● **COLLECTED DATA**
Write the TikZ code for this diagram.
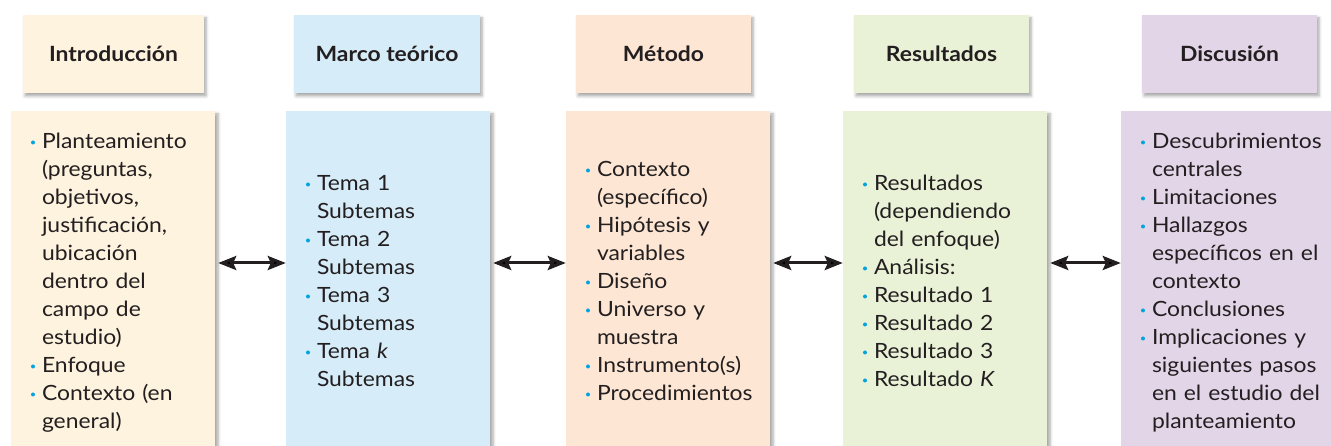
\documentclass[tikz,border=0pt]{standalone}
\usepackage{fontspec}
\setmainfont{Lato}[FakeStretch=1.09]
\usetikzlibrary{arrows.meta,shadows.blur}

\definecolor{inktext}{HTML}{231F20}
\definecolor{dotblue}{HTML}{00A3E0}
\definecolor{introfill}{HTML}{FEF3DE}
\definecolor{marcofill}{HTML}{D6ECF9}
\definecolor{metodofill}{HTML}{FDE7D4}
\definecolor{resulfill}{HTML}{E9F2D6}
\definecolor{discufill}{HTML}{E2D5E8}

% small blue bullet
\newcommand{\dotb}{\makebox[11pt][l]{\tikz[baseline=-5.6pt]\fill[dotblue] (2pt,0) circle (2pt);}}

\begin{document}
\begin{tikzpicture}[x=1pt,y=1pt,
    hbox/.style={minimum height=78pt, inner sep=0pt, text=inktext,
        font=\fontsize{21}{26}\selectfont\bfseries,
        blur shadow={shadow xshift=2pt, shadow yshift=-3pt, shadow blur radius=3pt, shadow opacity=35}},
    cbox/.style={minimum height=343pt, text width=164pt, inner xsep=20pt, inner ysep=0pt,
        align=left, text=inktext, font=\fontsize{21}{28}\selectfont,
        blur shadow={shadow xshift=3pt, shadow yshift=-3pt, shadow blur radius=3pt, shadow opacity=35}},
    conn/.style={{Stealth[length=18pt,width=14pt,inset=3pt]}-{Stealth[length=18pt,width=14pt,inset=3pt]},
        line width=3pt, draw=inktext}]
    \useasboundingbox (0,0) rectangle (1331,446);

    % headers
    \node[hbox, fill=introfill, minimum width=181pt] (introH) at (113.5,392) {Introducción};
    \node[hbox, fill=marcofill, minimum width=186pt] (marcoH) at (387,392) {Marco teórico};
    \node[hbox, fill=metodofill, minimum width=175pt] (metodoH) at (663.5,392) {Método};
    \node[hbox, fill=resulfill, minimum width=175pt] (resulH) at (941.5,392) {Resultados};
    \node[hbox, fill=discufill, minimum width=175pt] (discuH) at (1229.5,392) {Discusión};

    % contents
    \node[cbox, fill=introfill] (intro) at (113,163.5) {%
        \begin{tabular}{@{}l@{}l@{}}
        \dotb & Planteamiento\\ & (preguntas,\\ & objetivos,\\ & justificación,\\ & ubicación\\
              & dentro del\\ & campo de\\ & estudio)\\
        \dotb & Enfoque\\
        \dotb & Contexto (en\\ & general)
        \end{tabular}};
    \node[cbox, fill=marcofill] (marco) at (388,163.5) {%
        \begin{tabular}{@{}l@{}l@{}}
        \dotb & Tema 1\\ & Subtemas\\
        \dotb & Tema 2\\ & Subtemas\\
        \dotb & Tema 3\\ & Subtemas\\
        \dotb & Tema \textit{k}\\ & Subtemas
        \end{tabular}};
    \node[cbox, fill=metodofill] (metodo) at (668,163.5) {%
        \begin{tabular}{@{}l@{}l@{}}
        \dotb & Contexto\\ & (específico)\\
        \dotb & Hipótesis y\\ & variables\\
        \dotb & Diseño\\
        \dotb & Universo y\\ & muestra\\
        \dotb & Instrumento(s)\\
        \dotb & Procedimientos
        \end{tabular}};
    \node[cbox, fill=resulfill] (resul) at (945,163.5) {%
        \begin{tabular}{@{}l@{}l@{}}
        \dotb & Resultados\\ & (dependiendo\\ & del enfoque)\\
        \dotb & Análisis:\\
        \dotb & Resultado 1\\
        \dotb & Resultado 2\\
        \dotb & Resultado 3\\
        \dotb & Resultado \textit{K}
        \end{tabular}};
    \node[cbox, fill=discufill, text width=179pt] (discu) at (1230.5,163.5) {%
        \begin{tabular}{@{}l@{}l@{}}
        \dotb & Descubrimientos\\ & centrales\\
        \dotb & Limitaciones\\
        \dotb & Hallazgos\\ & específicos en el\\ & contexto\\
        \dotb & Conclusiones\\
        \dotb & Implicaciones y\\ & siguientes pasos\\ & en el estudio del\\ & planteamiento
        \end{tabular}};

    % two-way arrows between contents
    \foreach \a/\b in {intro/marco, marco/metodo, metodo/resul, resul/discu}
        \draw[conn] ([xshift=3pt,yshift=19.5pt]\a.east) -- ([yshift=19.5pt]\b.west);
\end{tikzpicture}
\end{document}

● **WHAT THIS TASK INVOLVES**
From the first line above through the line containing "fill=discufill, minimum width=175pt]", copy everything exactly, without the pictures.

● **TASK OUTPUT**
Write the TikZ code for this diagram.
\documentclass[tikz,border=0pt]{standalone}
\usepackage{fontspec}
\setmainfont{Lato}[FakeStretch=1.09]
\usetikzlibrary{arrows.meta,shadows.blur}

\definecolor{inktext}{HTML}{231F20}
\definecolor{dotblue}{HTML}{00A3E0}
\definecolor{introfill}{HTML}{FEF3DE}
\definecolor{marcofill}{HTML}{D6ECF9}
\definecolor{metodofill}{HTML}{FDE7D4}
\definecolor{resulfill}{HTML}{E9F2D6}
\definecolor{discufill}{HTML}{E2D5E8}

% small blue bullet
\newcommand{\dotb}{\makebox[11pt][l]{\tikz[baseline=-5.6pt]\fill[dotblue] (2pt,0) circle (2pt);}}

\begin{document}
\begin{tikzpicture}[x=1pt,y=1pt,
    hbox/.style={minimum height=78pt, inner sep=0pt, text=inktext,
        font=\fontsize{21}{26}\selectfont\bfseries,
        blur shadow={shadow xshift=2pt, shadow yshift=-3pt, shadow blur radius=3pt, shadow opacity=35}},
    cbox/.style={minimum height=343pt, text width=164pt, inner xsep=20pt, inner ysep=0pt,
        align=left, text=inktext, font=\fontsize{21}{28}\selectfont,
        blur shadow={shadow xshift=3pt, shadow yshift=-3pt, shadow blur radius=3pt, shadow opacity=35}},
    conn/.style={{Stealth[length=18pt,width=14pt,inset=3pt]}-{Stealth[length=18pt,width=14pt,inset=3pt]},
        line width=3pt, draw=inktext}]
    \useasboundingbox (0,0) rectangle (1331,446);

    % headers
    \node[hbox, fill=introfill, minimum width=181pt] (introH) at (113.5,392) {Introducción};
    \node[hbox, fill=marcofill, minimum width=186pt] (marcoH) at (387,392) {Marco teórico};
    \node[hbox, fill=metodofill, minimum width=175pt] (metodoH) at (663.5,392) {Método};
    \node[hbox, fill=resulfill, minimum width=175pt] (resulH) at (941.5,392) {Resultados};
    \node[hbox, fill=discufill, minimum width=175pt] (discuH) at (1229.5,392) {Discusión};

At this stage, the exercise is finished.